En la bancarrota actual de todas las idealidades, los hombres como Anselmo Lorenzo son hombres cumbres. Ellos quedan como promesa de futuras restauraciones del sentido filosófico de la vida frente a frente de las bajezas, de las miserables rastrerías que hacen dudar de la humanidad y de la justicia, de todo lo grande y de todo lo noble que se había predicado al hombre de la civilización y prometido al del porvenir.
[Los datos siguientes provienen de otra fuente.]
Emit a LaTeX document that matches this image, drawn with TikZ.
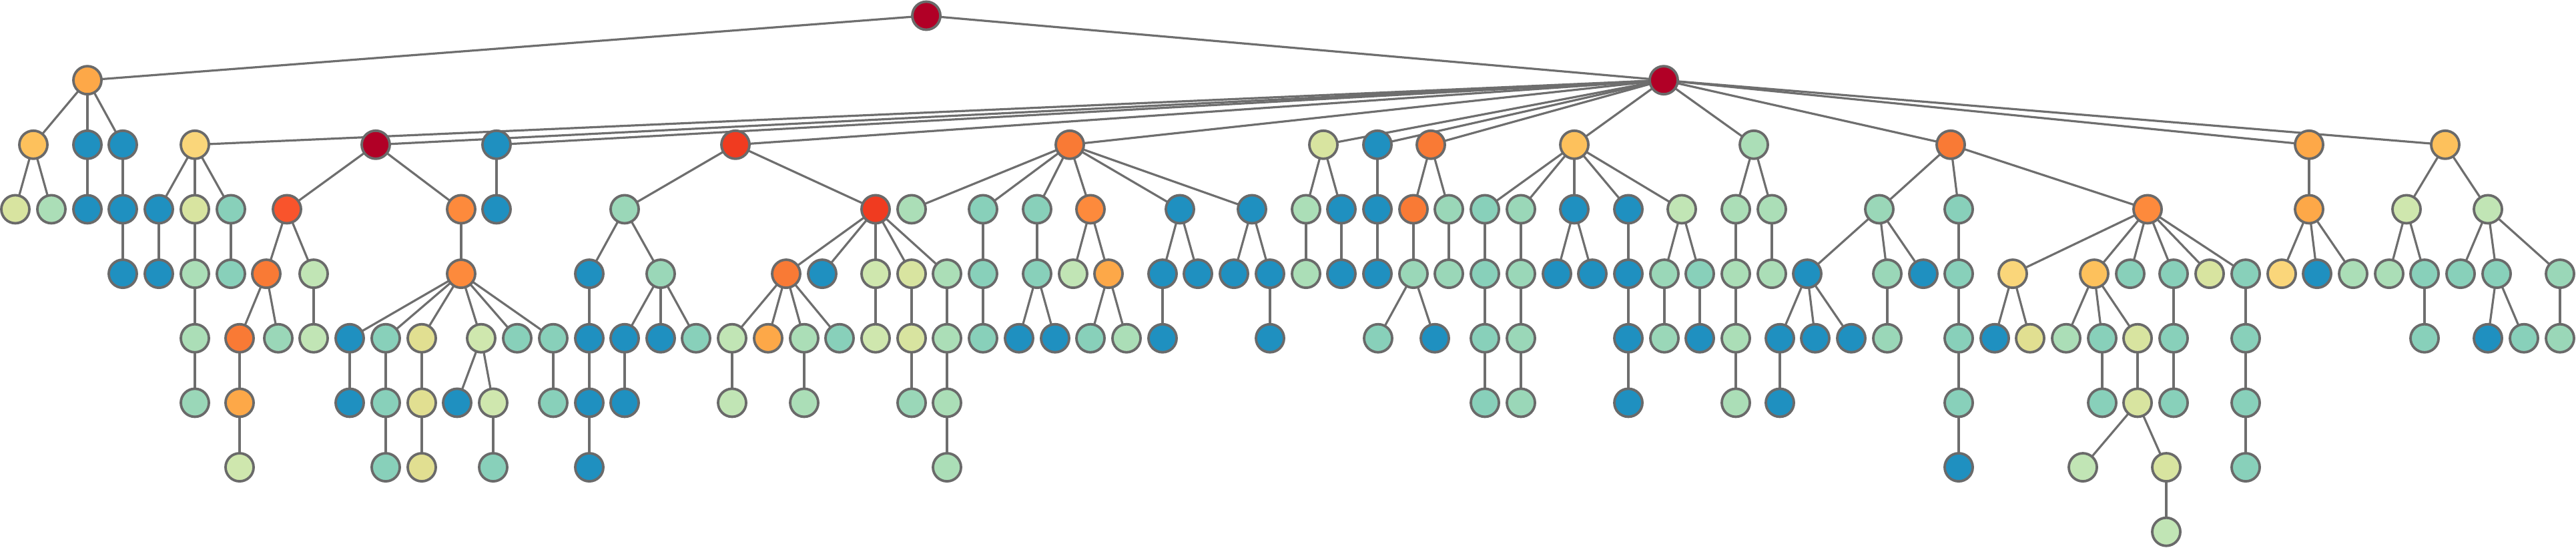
\documentclass[tikz,border=0pt]{standalone}
\usetikzlibrary{backgrounds}
\pgfdeclarelayer{paper}
\pgfsetlayers{paper,background,main}
\definecolor{cDR}{HTML}{B10026}
\definecolor{cR}{HTML}{F03B20}
\definecolor{cRO}{HTML}{F9542C}
\definecolor{cO}{HTML}{F97A35}
\definecolor{cOO}{HTML}{FD8A3C}
\definecolor{cLO}{HTML}{FDA848}
\definecolor{cYO}{HTML}{FDC15C}
\definecolor{cY}{HTML}{FAD67A}
\definecolor{cYY}{HTML}{E1DF91}
\definecolor{cYG}{HTML}{D8E4A0}
\definecolor{cLYG}{HTML}{CFE7AE}
\definecolor{cLGG}{HTML}{C1E5B5}
\definecolor{cLG}{HTML}{ABDEB7}
\definecolor{cG}{HTML}{9AD7B8}
\definecolor{cT}{HTML}{88D0BA}
\definecolor{cB}{HTML}{1F90C0}
\definecolor{edgegray}{HTML}{6E6E6E}
\definecolor{bordergray}{HTML}{6A6A6A}
\tikzset{
  nd/.style={circle, draw=bordergray, line width=0.038cm, minimum size=0.42cm, inner sep=0pt, outer sep=0pt},
  edge/.style={draw=edgegray, line width=0.032cm}
}
\newcommand{\mknode}[3]{\node[nd,fill=#3] (n#1k#2) at (#1,{23.5+96.65*#2}) {};}
\newcommand{\mkchild}[4]{\node[nd,fill=#4] (n#2k#3) at (#2,{23.5+96.65*#3}) {};
  \begin{pgfonlayer}{background}\draw[edge] (#1) -- (n#2k#3);\end{pgfonlayer}}
\begin{document}
\begin{tikzpicture}[x=0.01cm,y=-0.01cm]
\begin{pgfonlayer}{paper}
\fill[white] (0,0) rectangle (3860,820);
\end{pgfonlayer}
\useasboundingbox (0,0) rectangle (3860,820);
\mknode{1388}{0}{cDR}
\mkchild{n1388k0}{131}{1}{cLO}
\mkchild{n1388k0}{2493}{1}{cDR}
% subtree A
\mkchild{n131k1}{50}{2}{cYO}
\mkchild{n131k1}{131}{2}{cB}
\mkchild{n131k1}{184}{2}{cB}
\mkchild{n50k2}{23}{3}{cYG}
\mkchild{n50k2}{77}{3}{cLG}
\mkchild{n131k2}{131}{3}{cB}
\mkchild{n184k2}{184}{3}{cB}
\mkchild{n184k3}{184}{4}{cB}
% subtree B
\mkchild{n2493k1}{292}{2}{cY}
\mkchild{n292k2}{238}{3}{cB}
\mkchild{n238k3}{238}{4}{cB}
\mkchild{n292k2}{292}{3}{cYG}
\mkchild{n292k3}{292}{4}{cLG}
\mkchild{n292k4}{292}{5}{cLG}
\mkchild{n292k5}{292}{6}{cG}
\mkchild{n292k2}{346}{3}{cT}
\mkchild{n346k3}{346}{4}{cT}
%
\mkchild{n2493k1}{563}{2}{cDR}
\mkchild{n563k2}{430}{3}{cRO}
\mkchild{n430k3}{399}{4}{cO}
\mkchild{n399k4}{359}{5}{cO}
\mkchild{n359k5}{359}{6}{cLO}
\mkchild{n359k6}{359}{7}{cLYG}
\mkchild{n399k4}{417}{5}{cG}
\mkchild{n430k3}{470}{4}{cLGG}
\mkchild{n470k4}{470}{5}{cLGG}
\mkchild{n563k2}{691}{3}{cOO}
\mkchild{n691k3}{691}{4}{cOO}
\mkchild{n691k4}{524}{5}{cB}
\mkchild{n524k5}{524}{6}{cB}
\mkchild{n691k4}{578}{5}{cT}
\mkchild{n578k5}{578}{6}{cT}
\mkchild{n578k6}{578}{7}{cT}
\mkchild{n691k4}{632}{5}{cYY}
\mkchild{n632k5}{632}{6}{cYY}
\mkchild{n632k6}{632}{7}{cYY}
\mkchild{n691k4}{721}{5}{cLYG}
\mkchild{n721k5}{685}{6}{cB}
\mkchild{n721k5}{739}{6}{cLYG}
\mkchild{n739k6}{739}{7}{cT}
\mkchild{n691k4}{775}{5}{cT}
\mkchild{n691k4}{829}{5}{cT}
\mkchild{n829k5}{829}{6}{cT}
%
\mkchild{n2493k1}{744}{2}{cB}
\mkchild{n744k2}{744}{3}{cB}
%
\mkchild{n2493k1}{1102}{2}{cR}
\mkchild{n1102k2}{936}{3}{cG}
\mkchild{n936k3}{883}{4}{cB}
\mkchild{n883k4}{883}{5}{cB}
\mkchild{n883k5}{883}{6}{cB}
\mkchild{n883k6}{883}{7}{cB}
\mkchild{n936k3}{990}{4}{cG}
\mkchild{n990k4}{936}{5}{cB}
\mkchild{n936k5}{936}{6}{cB}
\mkchild{n990k4}{990}{5}{cB}
\mkchild{n990k4}{1043}{5}{cT}
\mkchild{n1102k2}{1312}{3}{cR}
\mkchild{n1312k3}{1178}{4}{cO}
\mkchild{n1178k4}{1097}{5}{cLGG}
\mkchild{n1097k5}{1097}{6}{cLGG}
\mkchild{n1178k4}{1151}{5}{cLO}
\mkchild{n1178k4}{1205}{5}{cLG}
\mkchild{n1205k5}{1205}{6}{cLG}
\mkchild{n1178k4}{1258}{5}{cT}
\mkchild{n1312k3}{1232}{4}{cB}
\mkchild{n1312k3}{1312}{4}{cLYG}
\mkchild{n1312k4}{1312}{5}{cLYG}
\mkchild{n1312k3}{1366}{4}{cYG}
\mkchild{n1366k4}{1366}{5}{cYG}
\mkchild{n1366k5}{1366}{6}{cG}
\mkchild{n1312k3}{1419}{4}{cLG}
\mkchild{n1419k4}{1419}{5}{cLG}
\mkchild{n1419k5}{1419}{6}{cLG}
\mkchild{n1419k6}{1419}{7}{cLG}
%
\mkchild{n2493k1}{1603}{2}{cO}
\mkchild{n1603k2}{1366}{3}{cLG}
\mkchild{n1603k2}{1473}{3}{cT}
\mkchild{n1473k3}{1473}{4}{cT}
\mkchild{n1473k4}{1473}{5}{cT}
\mkchild{n1603k2}{1554}{3}{cT}
\mkchild{n1554k3}{1554}{4}{cT}
\mkchild{n1554k4}{1527}{5}{cB}
\mkchild{n1554k4}{1581}{5}{cB}
\mkchild{n1603k2}{1634}{3}{cOO}
\mkchild{n1634k3}{1608}{4}{cLGG}
\mkchild{n1634k3}{1661}{4}{cLO}
\mkchild{n1661k4}{1634}{5}{cT}
\mkchild{n1661k4}{1688}{5}{cLG}
\mkchild{n1603k2}{1768}{3}{cB}
\mkchild{n1768k3}{1742}{4}{cB}
\mkchild{n1742k4}{1742}{5}{cB}
\mkchild{n1768k3}{1795}{4}{cB}
\mkchild{n1603k2}{1876}{3}{cB}
\mkchild{n1876k3}{1849}{4}{cB}
\mkchild{n1876k3}{1903}{4}{cB}
\mkchild{n1903k4}{1903}{5}{cB}
%
\mkchild{n2493k1}{1983}{2}{cYG}
\mkchild{n1983k2}{1957}{3}{cLG}
\mkchild{n1957k3}{1957}{4}{cLG}
\mkchild{n1983k2}{2010}{3}{cB}
\mkchild{n2010k3}{2010}{4}{cB}
\mkchild{n2493k1}{2064}{2}{cB}
\mkchild{n2064k2}{2064}{3}{cB}
\mkchild{n2064k3}{2064}{4}{cB}
\mkchild{n2493k1}{2144}{2}{cO}
\mkchild{n2144k2}{2118}{3}{cO}
\mkchild{n2118k3}{2118}{4}{cG}
\mkchild{n2118k4}{2065}{5}{cT}
\mkchild{n2118k4}{2150}{5}{cB}
\mkchild{n2144k2}{2171}{3}{cG}
\mkchild{n2171k3}{2171}{4}{cG}
%
\mkchild{n2493k1}{2359}{2}{cYO}
\mkchild{n2359k2}{2225}{3}{cT}
\mkchild{n2225k3}{2225}{4}{cT}
\mkchild{n2225k4}{2225}{5}{cT}
\mkchild{n2225k5}{2225}{6}{cT}
\mkchild{n2359k2}{2279}{3}{cG}
\mkchild{n2279k3}{2279}{4}{cG}
\mkchild{n2279k4}{2279}{5}{cG}
\mkchild{n2279k5}{2279}{6}{cG}
\mkchild{n2359k2}{2359}{3}{cB}
\mkchild{n2359k3}{2333}{4}{cB}
\mkchild{n2359k3}{2386}{4}{cB}
\mkchild{n2359k2}{2440}{3}{cB}
\mkchild{n2440k3}{2440}{4}{cB}
\mkchild{n2440k4}{2440}{5}{cB}
\mkchild{n2440k5}{2440}{6}{cB}
\mkchild{n2359k2}{2520}{3}{cLGG}
\mkchild{n2520k3}{2494}{4}{cG}
\mkchild{n2494k4}{2494}{5}{cG}
\mkchild{n2520k3}{2547}{4}{cT}
\mkchild{n2547k4}{2547}{5}{cB}
%
\mkchild{n2493k1}{2628}{2}{cLG}
\mkchild{n2628k2}{2601}{3}{cLG}
\mkchild{n2601k3}{2601}{4}{cLG}
\mkchild{n2601k4}{2601}{5}{cLG}
\mkchild{n2601k5}{2601}{6}{cLG}
\mkchild{n2628k2}{2655}{3}{cLG}
\mkchild{n2655k3}{2655}{4}{cLG}
%
\mkchild{n2493k1}{2923}{2}{cO}
\mkchild{n2923k2}{2816}{3}{cG}
\mkchild{n2816k3}{2708}{4}{cB}
\mkchild{n2708k4}{2667}{5}{cB}
\mkchild{n2667k5}{2667}{6}{cB}
\mkchild{n2708k4}{2720}{5}{cB}
\mkchild{n2708k4}{2774}{5}{cB}
\mkchild{n2816k3}{2828}{4}{cG}
\mkchild{n2828k4}{2828}{5}{cG}
\mkchild{n2816k3}{2882}{4}{cB}
\mkchild{n2923k2}{2935}{3}{cT}
\mkchild{n2935k3}{2935}{4}{cT}
\mkchild{n2935k4}{2935}{5}{cT}
\mkchild{n2935k5}{2935}{6}{cT}
\mkchild{n2935k6}{2935}{7}{cB}
\mkchild{n2923k2}{3218}{3}{cOO}
\mkchild{n3218k3}{3016}{4}{cY}
\mkchild{n3016k4}{2989}{5}{cB}
\mkchild{n3016k4}{3042}{5}{cYY}
\mkchild{n3218k3}{3138}{4}{cYO}
\mkchild{n3138k4}{3096}{5}{cLG}
\mkchild{n3138k4}{3150}{5}{cT}
\mkchild{n3150k5}{3150}{6}{cT}
\mkchild{n3138k4}{3203}{5}{cYG}
\mkchild{n3203k5}{3203}{6}{cYG}
\mkchild{n3203k6}{3121}{7}{cLGG}
\mkchild{n3203k6}{3246}{7}{cYG}
\mkchild{n3246k7}{3246}{8}{cLGG}
\mkchild{n3218k3}{3192}{4}{cT}
\mkchild{n3218k3}{3257}{4}{cT}
\mkchild{n3257k4}{3257}{5}{cT}
\mkchild{n3257k5}{3257}{6}{cT}
\mkchild{n3218k3}{3311}{4}{cYG}
\mkchild{n3218k3}{3365}{4}{cT}
\mkchild{n3365k4}{3365}{5}{cT}
\mkchild{n3365k5}{3365}{6}{cT}
\mkchild{n3365k6}{3365}{7}{cT}
%
\mkchild{n2493k1}{3460}{2}{cLO}
\mkchild{n3460k2}{3460}{3}{cLO}
\mkchild{n3460k3}{3419}{4}{cY}
\mkchild{n3460k3}{3472}{4}{cB}
\mkchild{n3460k3}{3526}{4}{cLG}
\mkchild{n2493k1}{3664}{2}{cYO}
\mkchild{n3664k2}{3606}{3}{cLYG}
\mkchild{n3606k3}{3580}{4}{cLG}
\mkchild{n3606k3}{3633}{4}{cT}
\mkchild{n3633k4}{3633}{5}{cT}
\mkchild{n3664k2}{3728}{3}{cLGG}
\mkchild{n3728k3}{3687}{4}{cT}
\mkchild{n3728k3}{3741}{4}{cT}
\mkchild{n3741k4}{3728}{5}{cB}
\mkchild{n3741k4}{3782}{5}{cT}
\mkchild{n3728k3}{3836}{4}{cG}
\mkchild{n3836k4}{3836}{5}{cG}
\end{tikzpicture}
\end{document}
Estas existencias más allá del común sentir y pensar, destacándose como brillantes luminarias en el fatigoso ajetreo del mundo social, tienen el poder soberano de orientar el progreso en el sentido de indefinidos mejoramientos morales y materiales por encima de todas las falacias metafísicas, de todas las mentiras políticas y religiosas y de todos los fríos rigorismos científicos.

Anselmo Lorenzo, modesto obrero de la imprenta, conductor de muchedumbres proletarias, anarquista irreductible de la buena cepa de los Reclus y Kropotkin, casi ignorado de la intelectualidad y de la burguesía durante mucho tiempo, en absoluto desconocido para los profesionales de la política, ha muerto como hombre: vive y vivirá como representación vigorosa de un alto sentido de la existencia que, resurgiendo continuamente de las profundidades del conglomerado social, pondrá fin un día a todo lo que de tortuoso, de mezquino y de innoble tiene la vida actual.